What I'm trying to do is update the URLs of HTML background tags in a document. The caveat being only local URLs should be updated, so anything starting http should be ignored.

The RegEx I'm trying to achieve needs to replace the path before the filename & extension. so for example:

background="image.gif"
background="/image.gif"
background="images/image.gif"
background="images/directory/image.gif"

should all output as:

background="/mydirectory/image.gif"

As always, both single or double quotes may have been used in the input file.

I already have an existing RegEx that is doing a very similar job for the CSS image references. The RegEx is:

url\((?:\'|\"")?(?!(?:http|ftp))(?<path>.+)\/(?<filename>.*?)\1?\)

I thought I would simply be able to replace the url() match with background= but so far I've not been successful.

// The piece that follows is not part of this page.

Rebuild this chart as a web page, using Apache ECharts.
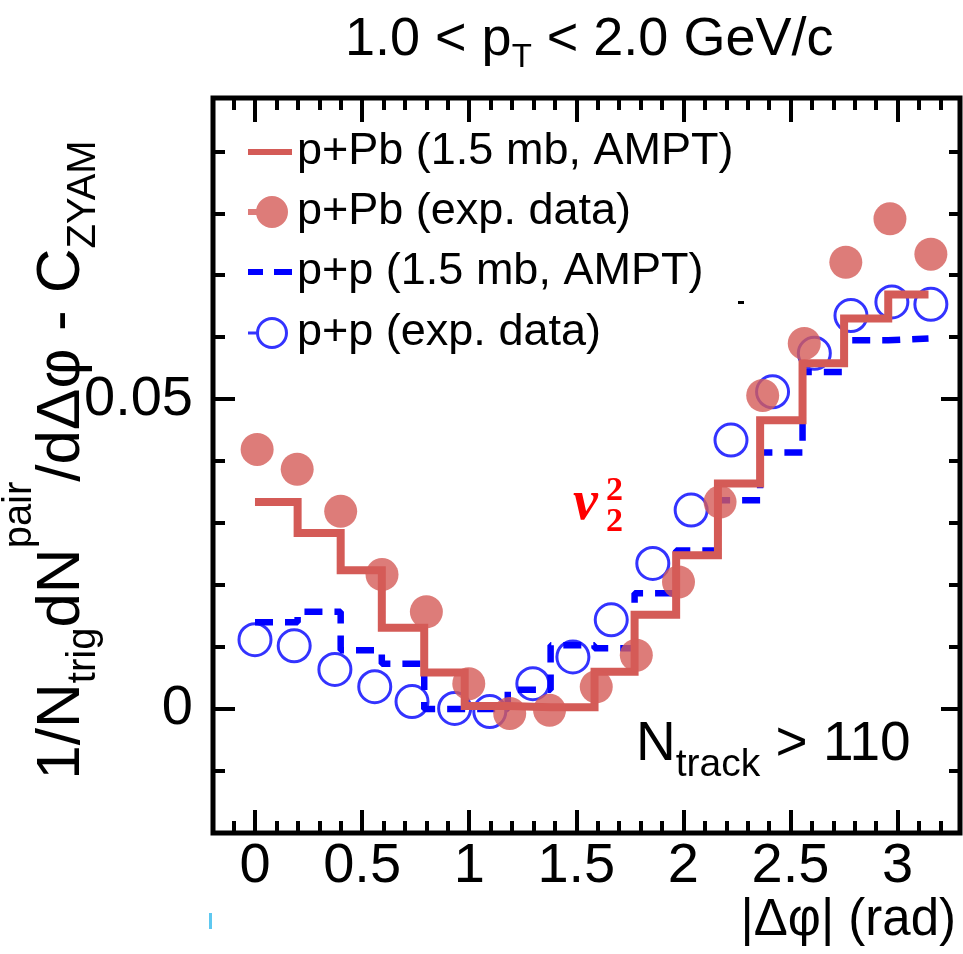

Any help greatly apprechiated.

1

1 Answers

1
votes

See demo here Regex background=['"](?!\s*(http|ftp):\/\/)(?:[^'"]*\/)*(?<filename>[^'"]+)['"]

In details:

  • baground=match 'background=' literraly
  • ['"] match any quote
  • (?!\s*(http|ftp):\/\/) ensure after the quote there's not http:// or ftp:// (even with spaces before)
  • (?:[^'"]*\/)* match the path until the filename when still inside the quotes [^'"]*\/ included in a non capturing group which (?:)which can be repeated 0 or more time by * (could be replaced by ? as it will match all or nothing in fact)
  • (?<filename>[^'"]+) capture anything not a quote (and non empty by +quantifier) in the capture group filename
  • ['"] match the last quote to avoid capturing it

Old Answer (in case it interest some): See demo here

the regex is: background=['"](?!\s*(http|ftp):\/\/)\/?(?<filename>[^'"]*)['"]

In details:

  • baground=match 'background=' literraly
  • ['"] match any quote
  • (?!\s*(http|ftp):\/\/) ensure after the quote there's not http:// or ftp:// (even with spaces before)
  • \/? match the leading / to avoid capture it if present
  • (?<filename>[^'"]*) capture anything not a quote in the capture group filename
  • ['"] match the last quote to avoid capturing it

See the demo for replacing, but the idea is to replace by /mydir/${filename}